*GIVEN REQUEST:* Of the lines in the records that follow, how many include the word "diagram"? Answer with a bare number.

*RECORDED INFORMATION:*

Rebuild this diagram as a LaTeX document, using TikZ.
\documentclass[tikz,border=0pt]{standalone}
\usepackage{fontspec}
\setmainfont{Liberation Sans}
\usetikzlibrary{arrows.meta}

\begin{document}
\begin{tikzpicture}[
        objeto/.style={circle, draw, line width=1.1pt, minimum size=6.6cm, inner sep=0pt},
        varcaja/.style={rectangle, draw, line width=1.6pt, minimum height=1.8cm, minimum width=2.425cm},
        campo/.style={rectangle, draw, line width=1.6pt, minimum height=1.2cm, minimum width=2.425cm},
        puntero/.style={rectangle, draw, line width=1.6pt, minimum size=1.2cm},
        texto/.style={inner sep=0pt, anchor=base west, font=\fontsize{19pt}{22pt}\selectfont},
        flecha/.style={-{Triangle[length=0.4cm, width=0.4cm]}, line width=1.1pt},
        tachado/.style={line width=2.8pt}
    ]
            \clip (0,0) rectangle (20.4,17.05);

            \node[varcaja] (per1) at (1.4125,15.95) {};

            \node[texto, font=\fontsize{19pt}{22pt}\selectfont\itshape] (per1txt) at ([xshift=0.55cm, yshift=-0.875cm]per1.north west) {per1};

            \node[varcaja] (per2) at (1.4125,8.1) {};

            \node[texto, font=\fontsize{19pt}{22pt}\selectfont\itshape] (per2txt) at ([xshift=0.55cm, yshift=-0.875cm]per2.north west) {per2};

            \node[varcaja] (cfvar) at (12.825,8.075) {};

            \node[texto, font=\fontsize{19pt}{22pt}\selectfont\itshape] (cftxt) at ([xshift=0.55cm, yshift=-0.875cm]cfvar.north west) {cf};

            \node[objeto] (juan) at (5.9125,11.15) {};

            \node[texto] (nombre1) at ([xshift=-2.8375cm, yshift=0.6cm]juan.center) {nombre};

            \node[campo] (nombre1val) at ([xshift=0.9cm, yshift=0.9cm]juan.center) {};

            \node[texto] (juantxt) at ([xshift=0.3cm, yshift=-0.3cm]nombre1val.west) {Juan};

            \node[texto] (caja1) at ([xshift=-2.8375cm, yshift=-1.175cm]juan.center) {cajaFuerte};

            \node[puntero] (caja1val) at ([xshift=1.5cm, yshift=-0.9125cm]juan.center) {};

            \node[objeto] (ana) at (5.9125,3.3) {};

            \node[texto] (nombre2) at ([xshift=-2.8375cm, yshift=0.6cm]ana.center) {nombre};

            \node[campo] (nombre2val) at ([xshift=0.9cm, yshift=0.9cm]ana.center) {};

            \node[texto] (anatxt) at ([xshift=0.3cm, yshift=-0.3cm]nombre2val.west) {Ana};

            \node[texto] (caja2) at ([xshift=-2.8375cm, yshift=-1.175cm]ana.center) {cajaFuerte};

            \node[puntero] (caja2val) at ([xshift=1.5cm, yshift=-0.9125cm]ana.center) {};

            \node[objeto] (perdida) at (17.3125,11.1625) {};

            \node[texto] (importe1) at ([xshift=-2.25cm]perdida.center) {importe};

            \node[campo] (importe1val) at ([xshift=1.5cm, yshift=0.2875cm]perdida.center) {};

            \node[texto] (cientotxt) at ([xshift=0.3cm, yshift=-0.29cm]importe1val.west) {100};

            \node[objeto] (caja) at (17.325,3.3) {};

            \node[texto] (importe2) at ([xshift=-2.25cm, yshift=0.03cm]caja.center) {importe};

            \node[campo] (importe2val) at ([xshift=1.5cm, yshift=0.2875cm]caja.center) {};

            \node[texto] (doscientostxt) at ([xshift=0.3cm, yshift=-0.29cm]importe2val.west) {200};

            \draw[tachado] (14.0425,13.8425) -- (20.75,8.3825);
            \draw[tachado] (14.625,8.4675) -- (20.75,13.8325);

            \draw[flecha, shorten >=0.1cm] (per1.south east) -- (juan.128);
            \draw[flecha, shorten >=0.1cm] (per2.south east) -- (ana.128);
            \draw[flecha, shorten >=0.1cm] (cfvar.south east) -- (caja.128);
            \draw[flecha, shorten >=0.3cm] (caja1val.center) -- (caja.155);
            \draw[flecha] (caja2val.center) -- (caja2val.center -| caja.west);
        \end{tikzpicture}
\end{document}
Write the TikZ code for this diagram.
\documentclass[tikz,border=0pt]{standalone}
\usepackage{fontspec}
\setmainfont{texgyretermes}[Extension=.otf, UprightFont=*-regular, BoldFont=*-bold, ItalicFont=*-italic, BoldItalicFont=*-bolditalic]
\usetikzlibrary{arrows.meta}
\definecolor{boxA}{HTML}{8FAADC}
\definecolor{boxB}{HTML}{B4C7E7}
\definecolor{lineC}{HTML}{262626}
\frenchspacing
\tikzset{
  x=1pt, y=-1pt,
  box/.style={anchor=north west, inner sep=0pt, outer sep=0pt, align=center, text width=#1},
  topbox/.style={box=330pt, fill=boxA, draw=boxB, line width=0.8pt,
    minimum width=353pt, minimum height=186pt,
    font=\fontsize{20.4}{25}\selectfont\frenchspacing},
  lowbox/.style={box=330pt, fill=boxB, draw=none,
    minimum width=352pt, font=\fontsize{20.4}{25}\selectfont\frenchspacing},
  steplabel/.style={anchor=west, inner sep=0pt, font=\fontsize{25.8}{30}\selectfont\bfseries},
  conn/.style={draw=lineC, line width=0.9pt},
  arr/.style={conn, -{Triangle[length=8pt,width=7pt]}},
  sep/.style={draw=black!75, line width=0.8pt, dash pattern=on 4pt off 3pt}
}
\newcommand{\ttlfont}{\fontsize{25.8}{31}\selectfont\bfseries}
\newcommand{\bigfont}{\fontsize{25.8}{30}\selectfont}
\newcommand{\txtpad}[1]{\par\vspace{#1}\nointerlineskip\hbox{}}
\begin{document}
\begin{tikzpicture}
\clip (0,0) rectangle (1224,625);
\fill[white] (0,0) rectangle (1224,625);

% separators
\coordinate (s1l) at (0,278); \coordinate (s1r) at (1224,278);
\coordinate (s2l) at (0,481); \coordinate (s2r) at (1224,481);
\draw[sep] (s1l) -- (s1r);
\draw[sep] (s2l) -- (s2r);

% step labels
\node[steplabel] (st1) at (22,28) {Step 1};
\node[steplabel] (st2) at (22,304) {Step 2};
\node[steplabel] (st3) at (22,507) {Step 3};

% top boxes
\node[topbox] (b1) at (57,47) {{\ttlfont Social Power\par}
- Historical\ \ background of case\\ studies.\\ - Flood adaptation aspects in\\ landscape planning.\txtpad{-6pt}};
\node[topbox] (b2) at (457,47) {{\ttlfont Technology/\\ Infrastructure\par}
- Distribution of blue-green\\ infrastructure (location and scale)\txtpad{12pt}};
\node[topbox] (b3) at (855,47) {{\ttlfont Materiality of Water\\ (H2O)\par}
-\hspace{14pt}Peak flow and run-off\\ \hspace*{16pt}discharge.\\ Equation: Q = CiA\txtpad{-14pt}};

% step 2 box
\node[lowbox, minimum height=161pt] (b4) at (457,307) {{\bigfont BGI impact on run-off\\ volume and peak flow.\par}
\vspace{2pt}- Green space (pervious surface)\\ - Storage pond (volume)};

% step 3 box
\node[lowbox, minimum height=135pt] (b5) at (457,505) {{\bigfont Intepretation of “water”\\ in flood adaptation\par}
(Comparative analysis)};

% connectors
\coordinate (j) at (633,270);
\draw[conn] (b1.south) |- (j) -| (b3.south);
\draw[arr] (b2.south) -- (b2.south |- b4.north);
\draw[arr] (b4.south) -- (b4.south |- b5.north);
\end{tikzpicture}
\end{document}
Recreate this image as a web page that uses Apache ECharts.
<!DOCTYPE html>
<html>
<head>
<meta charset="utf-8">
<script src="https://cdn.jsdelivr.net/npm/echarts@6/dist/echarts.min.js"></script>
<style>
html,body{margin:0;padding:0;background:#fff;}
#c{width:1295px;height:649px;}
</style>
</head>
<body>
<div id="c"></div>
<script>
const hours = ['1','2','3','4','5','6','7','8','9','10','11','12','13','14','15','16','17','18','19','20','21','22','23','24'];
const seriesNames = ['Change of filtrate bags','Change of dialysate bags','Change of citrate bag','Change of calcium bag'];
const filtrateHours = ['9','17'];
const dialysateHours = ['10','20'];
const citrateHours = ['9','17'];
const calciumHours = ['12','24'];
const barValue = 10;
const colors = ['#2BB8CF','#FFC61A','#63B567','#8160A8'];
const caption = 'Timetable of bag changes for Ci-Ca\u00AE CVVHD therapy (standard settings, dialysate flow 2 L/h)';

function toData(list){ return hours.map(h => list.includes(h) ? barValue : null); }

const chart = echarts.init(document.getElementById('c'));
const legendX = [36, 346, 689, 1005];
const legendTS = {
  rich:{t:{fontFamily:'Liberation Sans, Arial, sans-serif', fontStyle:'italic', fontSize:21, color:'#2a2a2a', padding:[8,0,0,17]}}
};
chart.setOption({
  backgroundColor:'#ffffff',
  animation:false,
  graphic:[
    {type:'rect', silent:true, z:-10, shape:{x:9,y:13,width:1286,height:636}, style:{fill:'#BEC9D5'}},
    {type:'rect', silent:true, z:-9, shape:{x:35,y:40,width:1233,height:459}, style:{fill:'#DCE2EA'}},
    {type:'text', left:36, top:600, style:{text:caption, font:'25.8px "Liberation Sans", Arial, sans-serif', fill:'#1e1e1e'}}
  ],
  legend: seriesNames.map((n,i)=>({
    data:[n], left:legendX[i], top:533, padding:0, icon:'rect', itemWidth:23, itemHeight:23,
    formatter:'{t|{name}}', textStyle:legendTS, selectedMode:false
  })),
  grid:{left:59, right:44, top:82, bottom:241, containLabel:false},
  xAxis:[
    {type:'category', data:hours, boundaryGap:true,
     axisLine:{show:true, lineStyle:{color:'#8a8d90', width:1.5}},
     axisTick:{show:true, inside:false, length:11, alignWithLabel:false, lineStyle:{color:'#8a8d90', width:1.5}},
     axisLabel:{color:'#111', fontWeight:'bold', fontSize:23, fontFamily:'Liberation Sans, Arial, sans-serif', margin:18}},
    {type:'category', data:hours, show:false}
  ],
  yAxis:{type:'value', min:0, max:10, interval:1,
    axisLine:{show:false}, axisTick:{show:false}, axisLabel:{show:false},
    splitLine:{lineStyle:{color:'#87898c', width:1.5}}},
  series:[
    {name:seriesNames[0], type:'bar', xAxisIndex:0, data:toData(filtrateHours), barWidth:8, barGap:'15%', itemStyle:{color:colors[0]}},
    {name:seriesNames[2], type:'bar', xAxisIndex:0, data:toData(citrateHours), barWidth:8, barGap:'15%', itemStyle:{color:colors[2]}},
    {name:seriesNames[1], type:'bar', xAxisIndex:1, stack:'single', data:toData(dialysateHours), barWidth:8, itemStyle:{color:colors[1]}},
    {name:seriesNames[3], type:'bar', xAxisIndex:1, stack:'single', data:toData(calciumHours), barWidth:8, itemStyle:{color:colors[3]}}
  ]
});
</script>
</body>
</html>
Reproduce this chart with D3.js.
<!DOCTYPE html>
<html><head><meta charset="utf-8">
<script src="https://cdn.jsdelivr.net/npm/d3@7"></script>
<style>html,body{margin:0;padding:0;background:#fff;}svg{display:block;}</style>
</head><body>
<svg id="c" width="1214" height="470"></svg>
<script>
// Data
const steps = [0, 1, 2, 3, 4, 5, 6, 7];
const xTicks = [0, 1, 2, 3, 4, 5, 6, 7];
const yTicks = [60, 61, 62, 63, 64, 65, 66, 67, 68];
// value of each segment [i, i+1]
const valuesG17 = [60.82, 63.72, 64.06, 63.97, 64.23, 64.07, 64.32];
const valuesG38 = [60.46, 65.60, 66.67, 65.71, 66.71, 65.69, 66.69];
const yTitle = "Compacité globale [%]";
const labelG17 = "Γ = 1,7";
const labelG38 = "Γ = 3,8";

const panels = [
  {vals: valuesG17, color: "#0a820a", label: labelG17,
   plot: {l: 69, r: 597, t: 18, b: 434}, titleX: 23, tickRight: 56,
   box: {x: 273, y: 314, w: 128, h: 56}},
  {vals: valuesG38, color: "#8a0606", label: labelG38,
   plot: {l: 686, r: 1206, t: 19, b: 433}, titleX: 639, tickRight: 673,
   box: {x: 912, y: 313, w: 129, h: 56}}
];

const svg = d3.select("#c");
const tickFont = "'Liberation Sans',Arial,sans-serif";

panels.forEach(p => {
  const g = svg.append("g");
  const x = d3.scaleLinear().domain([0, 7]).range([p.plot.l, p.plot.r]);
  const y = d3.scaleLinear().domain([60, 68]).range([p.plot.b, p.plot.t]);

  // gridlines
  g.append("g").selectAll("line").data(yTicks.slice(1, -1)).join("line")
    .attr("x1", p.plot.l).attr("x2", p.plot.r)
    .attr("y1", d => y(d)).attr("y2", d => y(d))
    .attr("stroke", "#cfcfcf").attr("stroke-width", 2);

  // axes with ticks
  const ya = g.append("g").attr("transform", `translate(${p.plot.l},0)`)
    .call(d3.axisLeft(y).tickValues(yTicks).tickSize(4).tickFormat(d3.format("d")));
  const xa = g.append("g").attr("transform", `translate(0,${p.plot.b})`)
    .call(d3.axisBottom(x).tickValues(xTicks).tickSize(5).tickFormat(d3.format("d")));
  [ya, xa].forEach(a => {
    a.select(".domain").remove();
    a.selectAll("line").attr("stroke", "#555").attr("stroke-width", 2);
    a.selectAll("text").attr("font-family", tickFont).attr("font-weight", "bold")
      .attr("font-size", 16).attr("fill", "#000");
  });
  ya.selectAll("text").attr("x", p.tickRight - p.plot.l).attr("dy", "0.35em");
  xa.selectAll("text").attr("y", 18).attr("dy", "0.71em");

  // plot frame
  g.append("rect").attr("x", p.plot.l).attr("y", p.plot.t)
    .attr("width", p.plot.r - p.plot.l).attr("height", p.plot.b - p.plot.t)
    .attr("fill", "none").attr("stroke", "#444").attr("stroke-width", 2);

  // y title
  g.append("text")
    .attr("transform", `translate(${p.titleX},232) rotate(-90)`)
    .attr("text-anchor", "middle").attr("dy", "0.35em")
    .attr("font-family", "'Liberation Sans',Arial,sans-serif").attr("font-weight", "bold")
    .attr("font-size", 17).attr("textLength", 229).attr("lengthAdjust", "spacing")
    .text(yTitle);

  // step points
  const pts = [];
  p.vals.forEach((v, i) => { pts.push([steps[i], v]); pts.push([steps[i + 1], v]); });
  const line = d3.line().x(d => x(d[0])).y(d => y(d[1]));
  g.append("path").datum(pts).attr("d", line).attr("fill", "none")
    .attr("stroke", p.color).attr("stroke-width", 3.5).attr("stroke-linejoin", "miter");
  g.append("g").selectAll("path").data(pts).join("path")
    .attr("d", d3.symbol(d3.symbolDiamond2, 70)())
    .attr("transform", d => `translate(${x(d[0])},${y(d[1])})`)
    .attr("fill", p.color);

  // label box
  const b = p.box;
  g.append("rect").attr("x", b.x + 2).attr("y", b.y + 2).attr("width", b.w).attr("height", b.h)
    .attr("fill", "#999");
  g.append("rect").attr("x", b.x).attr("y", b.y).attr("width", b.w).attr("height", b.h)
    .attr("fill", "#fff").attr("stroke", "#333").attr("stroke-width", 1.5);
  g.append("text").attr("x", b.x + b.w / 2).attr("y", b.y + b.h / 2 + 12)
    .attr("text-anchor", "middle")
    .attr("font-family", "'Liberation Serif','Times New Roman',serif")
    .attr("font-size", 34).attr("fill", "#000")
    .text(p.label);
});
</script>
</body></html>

*WRITTEN SOLUTION:* 2